CG : Là, vous posez la question des configurations sociales internes des sociétés. Ma réflexion géohistorique a fait le choix de s’intéresser avant tout aux logiques externes, c’est-à-dire essentiellement aux interrelations entre les sociétés (connexion, pas connexion, hiérarchie ou égalité dans les connexions, etc.). Ce qui se passe à l’intérieur des sociétés n’a pas été un élément important de ma réflexion mais mon livre donne les éléments de contextualisation qui peuvent permettre ensuite de s’intéresser aux structures internes (chinoises, indiennes, ottomanes, etc.) qui sont des éléments importants.

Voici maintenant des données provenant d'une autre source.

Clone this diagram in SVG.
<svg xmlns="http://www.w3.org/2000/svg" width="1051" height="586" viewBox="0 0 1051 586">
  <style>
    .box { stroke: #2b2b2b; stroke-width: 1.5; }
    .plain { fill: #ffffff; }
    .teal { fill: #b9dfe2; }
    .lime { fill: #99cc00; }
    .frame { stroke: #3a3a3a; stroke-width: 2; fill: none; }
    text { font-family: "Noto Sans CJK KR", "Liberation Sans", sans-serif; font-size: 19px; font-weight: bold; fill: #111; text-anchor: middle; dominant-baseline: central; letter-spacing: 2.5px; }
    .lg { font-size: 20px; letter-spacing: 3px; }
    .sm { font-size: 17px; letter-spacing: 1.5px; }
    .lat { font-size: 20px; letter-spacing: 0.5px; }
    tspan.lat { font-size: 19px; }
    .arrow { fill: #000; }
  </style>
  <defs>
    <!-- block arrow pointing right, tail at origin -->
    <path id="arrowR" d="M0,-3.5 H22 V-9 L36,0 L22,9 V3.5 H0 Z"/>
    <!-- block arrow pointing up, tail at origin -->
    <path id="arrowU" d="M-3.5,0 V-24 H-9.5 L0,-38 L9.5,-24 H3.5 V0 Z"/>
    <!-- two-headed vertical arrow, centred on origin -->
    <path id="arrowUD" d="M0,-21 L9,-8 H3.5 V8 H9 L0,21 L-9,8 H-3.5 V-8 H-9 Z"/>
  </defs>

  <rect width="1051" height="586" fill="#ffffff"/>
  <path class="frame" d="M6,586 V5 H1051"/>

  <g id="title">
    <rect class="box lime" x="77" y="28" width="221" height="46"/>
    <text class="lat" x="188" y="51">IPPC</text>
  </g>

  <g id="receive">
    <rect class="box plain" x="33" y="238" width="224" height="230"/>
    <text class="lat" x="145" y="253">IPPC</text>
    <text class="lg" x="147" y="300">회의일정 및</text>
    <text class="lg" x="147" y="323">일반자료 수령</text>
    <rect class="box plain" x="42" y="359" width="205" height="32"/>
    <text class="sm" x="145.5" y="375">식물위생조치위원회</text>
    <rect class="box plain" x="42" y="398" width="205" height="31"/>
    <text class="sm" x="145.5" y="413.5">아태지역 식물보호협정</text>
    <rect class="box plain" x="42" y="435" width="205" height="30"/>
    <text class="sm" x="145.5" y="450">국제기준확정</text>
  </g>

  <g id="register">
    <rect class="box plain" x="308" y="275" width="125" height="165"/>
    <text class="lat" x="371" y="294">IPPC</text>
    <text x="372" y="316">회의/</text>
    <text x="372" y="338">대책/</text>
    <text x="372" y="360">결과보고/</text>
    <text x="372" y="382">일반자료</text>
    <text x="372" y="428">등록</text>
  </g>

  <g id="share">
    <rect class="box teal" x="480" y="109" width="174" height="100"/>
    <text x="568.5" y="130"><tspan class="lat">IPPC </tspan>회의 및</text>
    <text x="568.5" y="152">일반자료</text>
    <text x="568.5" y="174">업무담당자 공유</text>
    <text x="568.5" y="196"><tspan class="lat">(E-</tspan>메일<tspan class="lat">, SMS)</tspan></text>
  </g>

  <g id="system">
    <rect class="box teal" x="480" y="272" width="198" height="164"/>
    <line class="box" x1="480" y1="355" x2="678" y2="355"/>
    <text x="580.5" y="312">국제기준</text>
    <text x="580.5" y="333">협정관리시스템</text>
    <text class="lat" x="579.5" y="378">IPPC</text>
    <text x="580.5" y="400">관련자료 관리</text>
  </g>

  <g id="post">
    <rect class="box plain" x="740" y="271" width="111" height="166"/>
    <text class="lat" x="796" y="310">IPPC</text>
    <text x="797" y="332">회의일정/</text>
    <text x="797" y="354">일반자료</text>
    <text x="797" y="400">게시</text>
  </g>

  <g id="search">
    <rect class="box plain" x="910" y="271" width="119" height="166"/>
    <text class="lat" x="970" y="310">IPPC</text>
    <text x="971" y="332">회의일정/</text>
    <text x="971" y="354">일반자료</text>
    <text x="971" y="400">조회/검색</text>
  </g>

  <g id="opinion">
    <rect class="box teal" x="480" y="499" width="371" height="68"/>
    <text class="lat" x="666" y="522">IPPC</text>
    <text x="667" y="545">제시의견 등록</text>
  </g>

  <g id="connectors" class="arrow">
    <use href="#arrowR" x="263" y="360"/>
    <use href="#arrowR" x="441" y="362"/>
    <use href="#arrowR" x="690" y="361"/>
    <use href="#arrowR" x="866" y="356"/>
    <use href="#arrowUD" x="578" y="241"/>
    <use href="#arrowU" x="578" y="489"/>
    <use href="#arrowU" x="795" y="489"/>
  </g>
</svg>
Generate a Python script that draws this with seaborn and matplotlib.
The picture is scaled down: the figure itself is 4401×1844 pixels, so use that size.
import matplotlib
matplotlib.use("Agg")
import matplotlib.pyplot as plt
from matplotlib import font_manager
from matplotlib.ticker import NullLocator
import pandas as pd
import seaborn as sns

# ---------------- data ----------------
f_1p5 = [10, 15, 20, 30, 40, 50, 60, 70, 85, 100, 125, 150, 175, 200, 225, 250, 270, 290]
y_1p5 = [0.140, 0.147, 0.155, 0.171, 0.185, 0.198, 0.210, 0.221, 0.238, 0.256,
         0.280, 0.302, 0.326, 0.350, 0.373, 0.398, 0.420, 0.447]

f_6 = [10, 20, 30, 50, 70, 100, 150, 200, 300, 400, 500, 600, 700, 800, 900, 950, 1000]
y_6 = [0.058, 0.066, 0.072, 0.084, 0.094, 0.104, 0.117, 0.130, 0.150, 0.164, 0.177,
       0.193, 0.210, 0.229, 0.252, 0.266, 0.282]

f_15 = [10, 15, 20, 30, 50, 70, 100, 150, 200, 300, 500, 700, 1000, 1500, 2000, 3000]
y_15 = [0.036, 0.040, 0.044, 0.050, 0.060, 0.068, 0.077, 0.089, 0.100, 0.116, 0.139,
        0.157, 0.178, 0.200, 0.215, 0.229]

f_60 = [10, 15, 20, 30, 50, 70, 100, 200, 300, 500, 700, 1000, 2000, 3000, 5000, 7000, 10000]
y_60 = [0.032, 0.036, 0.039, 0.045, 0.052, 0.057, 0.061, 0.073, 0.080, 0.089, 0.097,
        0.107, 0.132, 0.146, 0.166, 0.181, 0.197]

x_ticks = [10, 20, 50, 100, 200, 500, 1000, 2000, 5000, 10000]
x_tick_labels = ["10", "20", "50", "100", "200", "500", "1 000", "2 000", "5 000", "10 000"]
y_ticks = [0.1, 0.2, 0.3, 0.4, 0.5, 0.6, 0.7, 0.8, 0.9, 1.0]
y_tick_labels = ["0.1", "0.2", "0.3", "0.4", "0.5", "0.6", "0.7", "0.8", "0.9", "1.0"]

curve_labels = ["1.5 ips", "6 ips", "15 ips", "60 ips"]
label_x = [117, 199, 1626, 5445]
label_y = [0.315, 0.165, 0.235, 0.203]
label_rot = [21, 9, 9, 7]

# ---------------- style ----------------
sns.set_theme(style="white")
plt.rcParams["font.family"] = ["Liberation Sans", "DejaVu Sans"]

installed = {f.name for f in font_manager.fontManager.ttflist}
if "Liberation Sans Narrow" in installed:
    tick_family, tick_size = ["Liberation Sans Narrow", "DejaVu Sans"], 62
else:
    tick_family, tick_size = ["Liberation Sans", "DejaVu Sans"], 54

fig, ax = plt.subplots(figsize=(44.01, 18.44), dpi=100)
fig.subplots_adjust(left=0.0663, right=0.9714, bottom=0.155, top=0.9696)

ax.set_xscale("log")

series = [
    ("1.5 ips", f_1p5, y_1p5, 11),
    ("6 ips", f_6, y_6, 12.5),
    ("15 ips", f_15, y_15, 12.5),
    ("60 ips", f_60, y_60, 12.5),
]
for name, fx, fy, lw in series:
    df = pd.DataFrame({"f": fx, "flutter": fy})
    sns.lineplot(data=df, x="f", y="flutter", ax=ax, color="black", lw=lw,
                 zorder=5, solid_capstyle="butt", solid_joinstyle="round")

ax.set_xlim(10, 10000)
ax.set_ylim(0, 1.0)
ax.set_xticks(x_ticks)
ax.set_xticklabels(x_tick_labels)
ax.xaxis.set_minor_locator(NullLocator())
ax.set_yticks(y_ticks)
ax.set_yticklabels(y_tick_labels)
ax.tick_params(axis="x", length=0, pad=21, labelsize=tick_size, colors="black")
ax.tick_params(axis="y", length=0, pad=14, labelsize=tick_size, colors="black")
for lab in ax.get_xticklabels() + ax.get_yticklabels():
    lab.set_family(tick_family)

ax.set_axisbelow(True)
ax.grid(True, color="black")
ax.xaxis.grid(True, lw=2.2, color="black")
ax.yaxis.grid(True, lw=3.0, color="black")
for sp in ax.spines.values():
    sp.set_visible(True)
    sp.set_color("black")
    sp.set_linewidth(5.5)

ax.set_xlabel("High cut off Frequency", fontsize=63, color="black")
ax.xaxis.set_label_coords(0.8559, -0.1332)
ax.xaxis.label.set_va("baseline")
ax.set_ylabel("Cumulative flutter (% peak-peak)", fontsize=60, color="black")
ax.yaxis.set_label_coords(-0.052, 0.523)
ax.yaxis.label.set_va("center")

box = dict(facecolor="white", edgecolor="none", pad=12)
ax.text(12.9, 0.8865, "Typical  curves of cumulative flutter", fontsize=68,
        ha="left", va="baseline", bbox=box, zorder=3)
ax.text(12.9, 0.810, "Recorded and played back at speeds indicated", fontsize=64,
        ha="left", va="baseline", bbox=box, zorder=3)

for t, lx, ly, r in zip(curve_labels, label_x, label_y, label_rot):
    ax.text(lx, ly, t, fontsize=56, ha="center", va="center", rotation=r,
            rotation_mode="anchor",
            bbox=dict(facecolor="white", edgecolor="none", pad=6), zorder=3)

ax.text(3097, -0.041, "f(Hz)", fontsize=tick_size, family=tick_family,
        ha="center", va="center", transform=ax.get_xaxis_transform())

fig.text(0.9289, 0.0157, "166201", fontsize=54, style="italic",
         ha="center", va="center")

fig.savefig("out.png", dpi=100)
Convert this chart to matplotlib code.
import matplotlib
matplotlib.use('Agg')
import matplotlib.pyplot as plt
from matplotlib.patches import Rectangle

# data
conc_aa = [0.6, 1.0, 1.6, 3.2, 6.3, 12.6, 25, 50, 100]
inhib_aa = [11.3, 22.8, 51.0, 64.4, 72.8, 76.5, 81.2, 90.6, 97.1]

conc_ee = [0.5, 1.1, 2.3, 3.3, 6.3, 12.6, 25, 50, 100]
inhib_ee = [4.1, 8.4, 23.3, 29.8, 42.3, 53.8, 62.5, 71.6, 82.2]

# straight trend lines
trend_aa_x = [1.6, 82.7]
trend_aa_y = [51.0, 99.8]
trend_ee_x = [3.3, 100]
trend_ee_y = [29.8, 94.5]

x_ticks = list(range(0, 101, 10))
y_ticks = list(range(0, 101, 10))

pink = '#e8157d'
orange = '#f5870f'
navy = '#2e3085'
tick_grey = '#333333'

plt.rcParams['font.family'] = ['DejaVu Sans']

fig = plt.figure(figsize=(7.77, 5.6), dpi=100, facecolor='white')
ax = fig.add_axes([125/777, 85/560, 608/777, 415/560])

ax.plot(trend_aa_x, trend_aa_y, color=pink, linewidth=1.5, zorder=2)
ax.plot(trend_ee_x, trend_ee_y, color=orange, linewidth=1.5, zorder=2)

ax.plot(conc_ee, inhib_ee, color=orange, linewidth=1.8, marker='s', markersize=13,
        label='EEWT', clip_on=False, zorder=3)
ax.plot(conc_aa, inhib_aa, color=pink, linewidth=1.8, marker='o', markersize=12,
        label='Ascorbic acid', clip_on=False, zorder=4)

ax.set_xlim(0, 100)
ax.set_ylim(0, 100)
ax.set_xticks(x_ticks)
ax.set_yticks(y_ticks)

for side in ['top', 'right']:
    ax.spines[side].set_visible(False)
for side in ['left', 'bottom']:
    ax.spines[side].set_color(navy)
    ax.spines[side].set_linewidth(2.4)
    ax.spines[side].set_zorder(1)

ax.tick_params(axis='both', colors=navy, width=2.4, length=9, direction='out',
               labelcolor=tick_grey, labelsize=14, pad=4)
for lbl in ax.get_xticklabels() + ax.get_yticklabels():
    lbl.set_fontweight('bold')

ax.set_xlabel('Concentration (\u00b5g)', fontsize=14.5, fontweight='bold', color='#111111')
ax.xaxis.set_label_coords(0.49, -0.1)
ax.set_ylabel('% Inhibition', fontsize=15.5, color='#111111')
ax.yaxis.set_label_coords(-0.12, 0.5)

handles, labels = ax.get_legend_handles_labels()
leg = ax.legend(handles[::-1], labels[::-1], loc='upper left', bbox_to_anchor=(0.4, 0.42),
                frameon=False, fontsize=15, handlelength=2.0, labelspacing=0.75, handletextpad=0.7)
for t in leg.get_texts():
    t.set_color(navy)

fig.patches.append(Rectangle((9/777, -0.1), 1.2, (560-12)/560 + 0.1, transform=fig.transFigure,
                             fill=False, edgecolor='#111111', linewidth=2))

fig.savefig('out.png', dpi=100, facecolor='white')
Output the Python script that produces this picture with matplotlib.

Q3 : Et si Napoléon n’avait pas vendu la Louisiane ?
CG : La Louisiane est très largement un mythe. Au XVIIIe siècle, la Louisiane française (la Nouvelle-France) forme un vaste espace entre le Saint-Laurent et le delta du Mississipi, peuplé (modestement) de colons, l’essentiel étant constitué de territoires où une poignés de Français et de « coureurs des bois » s’adonnent au commerce avec les nations amérindiennes. La configuration géopolitique principale dans le sud des Grandes Plaines était la Comancheria (l’empire comanche, qu’on peut qualifier d’« empire cavalier »), qui avait une réalité plus importante que la Nouvelle-France des chancelleries. Napoléon qui n’avait pas la maîtrise des mers a préféré vendre la Louisiane qu’il n’avait pas la possibilité de contrôler, ni de développer.